The Public Service Commission on Dec. 17 accepted revised tariff pages filed by Chesapeake Utilities in Maryland to update its System Improvement Rate for the 12-month period beginning Dec. 1, 2025, through Nov. 30, 2026. The commission approved the tariff after staff reported its accounting and engineering reviews found the proposed rates and projects acceptable.
Cameron Walton, speaking on behalf of commission staff, said the filing proposed a decrease in the current SIR from $0.102 per therm to $0.052 per therm and that the Ocean City-specific customer-equity recovery (CER) would fall from $0.103 per therm to $0.0664 per therm. "Staff's accounting investigation division determined that the proposed rates were calculated accurately, and staff's engineering division found that all projects included ... to be acceptable," Walton said.

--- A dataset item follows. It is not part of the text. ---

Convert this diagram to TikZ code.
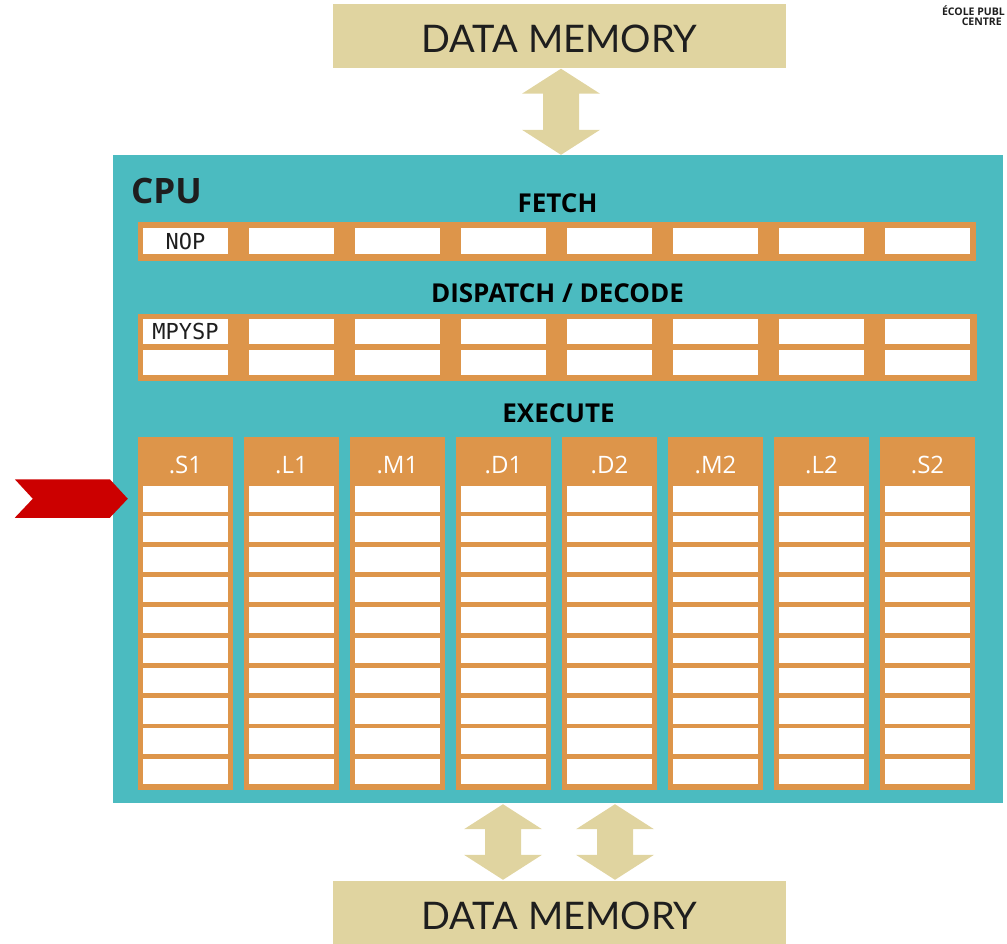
\documentclass[tikz,border=0pt]{standalone}
\usepackage{fontspec}
\setmainfont{Open Sans}
\setmonofont{DejaVu Sans Mono}
\newfontfamily\memfont{Lato}
\usetikzlibrary{positioning,calc}
\definecolor{dpcpu}{RGB}{75,187,192}
\definecolor{dpslot}{RGB}{221,149,74}
\definecolor{dpmem}{RGB}{224,212,160}
\definecolor{dpalert}{RGB}{204,0,0}
\definecolor{dpink}{RGB}{30,30,30}
\tikzset{
  dpmembox/.style={
    fill=dpmem, minimum width=453pt, minimum height=64pt, inner sep=0pt,
    text=dpink, text height=33pt, font=\memfont\fontsize{38}{40}\selectfont
  },
  dpstage/.style={font=\bfseries\fontsize{26}{28}\selectfont, text=black, inner sep=0pt, anchor=base},
  dpbar/.style={fill=dpslot, inner sep=0pt},
  dpcell/.style={
    fill=white, minimum width=85pt, minimum height=25.5pt, inner sep=0pt,
    font=\ttfamily\fontsize{22}{24}\selectfont, text=dpink
  },
  dpunit/.style={fill=dpslot, minimum width=95pt, minimum height=353pt, inner sep=0pt},
  dpunitlbl/.style={font=\fontsize{24}{26}\selectfont, text=white, inner sep=0pt, anchor=base},
  dpbus/.style={fill=dpmem},
  dplogo/.style={font=\bfseries\fontsize{10.5}{12}\selectfont, text=dpink, inner sep=0pt},
}
% block arrow between two tips (top, bottom)
\newcommand{\dpbusarrow}[2]{%
  \fill[dpbus] (#1) -- ++(39,25) -- ++(-21,0) -- ($(#2)+(18,-25)$) -- ++(21,0) -- (#2)
    -- ++(-39,-25) -- ++(21,0) -- ($(#1)+(-18,25)$) -- ++(-21,0) -- cycle;}

\begin{document}
\begin{tikzpicture}[x=1pt, y=-1pt]
  \useasboundingbox (0,0) rectangle (1007,943);

  % memories
  \node[dpmembox] (memtop) at (559.5,36) {DATA MEMORY};
  \node[dpmembox] (membot) at (559.5,913) {DATA MEMORY};
  \node[dplogo, anchor=base east] (logo1) at (1005,15) {ÉCOLE PUBL};
  \node[dplogo, anchor=base east] (logo2) at (1002,25.5) {CENTRE};

  % CPU
  \node[fill=dpcpu, minimum width=890pt, minimum height=648pt, inner sep=0pt] (cpu) at (558,479) {};
  \node[font=\bfseries\fontsize{35}{38}\selectfont, text=dpink, inner sep=0pt, anchor=base west] (cpulbl) at (131,203) {CPU};

  % buses
  \coordinate (bus1a) at ($(memtop.south)+(1.5,0.5)$);
  \coordinate (bus1b) at (cpu.north -| bus1a);
  \coordinate (bus2a) at ($(cpu.south)+(-55,1)$);
  \coordinate (bus2b) at ($(membot.north -| bus2a)+(0,-1)$);
  \coordinate (bus3a) at ($(cpu.south)+(57,1)$);
  \coordinate (bus3b) at ($(membot.north -| bus3a)+(0,-1)$);
  \dpbusarrow{bus1a}{bus1b}
  \dpbusarrow{bus2a}{bus2b}
  \dpbusarrow{bus3a}{bus3b}

  % Fetch
  \node[dpstage] (fetch) at (557.5,212) {FETCH};
  \node[dpbar, minimum width=838pt, minimum height=39pt] (fetchbar) at (557,241.5) {};
  \node[dpcell] (f0) at (185.5,241) {NOP};
  \foreach \i in {1,...,7}
    \node[dpcell] (f\i) at ({185.5+106*\i},241) {};

  % Dispatch / decode
  \node[dpstage] (decode) at (557.5,302) {DISPATCH / DECODE};
  \node[dpbar, minimum width=839pt, minimum height=67pt] (decbar) at (557.5,347.5) {};
  \node[dpcell] (d0-1) at (185.5,331.5) {MPYSP};
  \node[dpcell] (d0-2) at (185.5,362.5) {};
  \foreach \i in {1,...,7} {
    \node[dpcell] (d\i-1) at ({185.5+106*\i},331.5) {};
    \node[dpcell] (d\i-2) at ({185.5+106*\i},362.5) {};
  }

  % Execute
  \node[dpstage] (execute) at (558.5,422) {EXECUTE};
  \foreach \lbl [count=\i from 0] in {.S1,.L1,.M1,.D1,.D2,.M2,.L2,.S2} {
    \node[dpunit] (u\i) at ({185.5+106*\i},613.5) {};
    \node[dpunitlbl] (h\i) at ({185.5+106*\i},473) {\lbl};
    \foreach \j in {0,...,9}
      \node[dpcell] (e\i-\j) at ({185.5+106*\i},{498.75+30.3*\j}) {};
  }

  % current cycle marker
  \fill[dpalert] ($(e0-0.west)+(-128,-19.5)$) -- ++(95,0) -- ($(e0-0.west)+(-15,0)$)
    -- ++(-18,19) -- ++(-95,0) -- ++(18,-19) -- cycle;
\end{tikzpicture}
\end{document}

With no questions from commissioners, the chair moved to accept the tariff pages as filed. The motion passed on a roll-call style set of affirmations recorded in the administrative meeting. The commission also took routine action on four consent-agenda items listed at the start of the meeting, noting filings for telecom ownership transfers, a financing participation notice from Shenandoah Cable Television LLC, a request to cancel a telecommunications license, and corporate-structure notifications from energy companies; each consent item was "noted" and recorded as an aye vote by the commissioners present.

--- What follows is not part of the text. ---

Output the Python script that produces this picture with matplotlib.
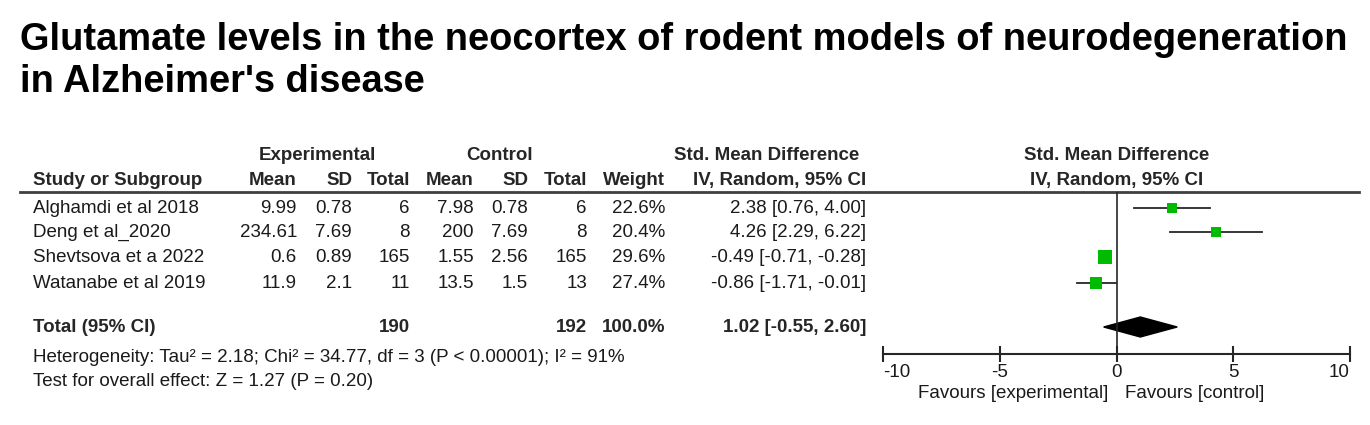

The acceptance of the Chesapeake tariff is a procedural rate-schedule approval establishing the SIR and CER levels staff recommended for implementation in the 12-month billing cycle. The commission's acceptance will allow Chesapeake Utilities to apply the revised SIR and Ocean City CER to customer bills for the period beginning Dec. 1, 2025. The meeting record shows the commission intends to publish an order reflecting the acceptance.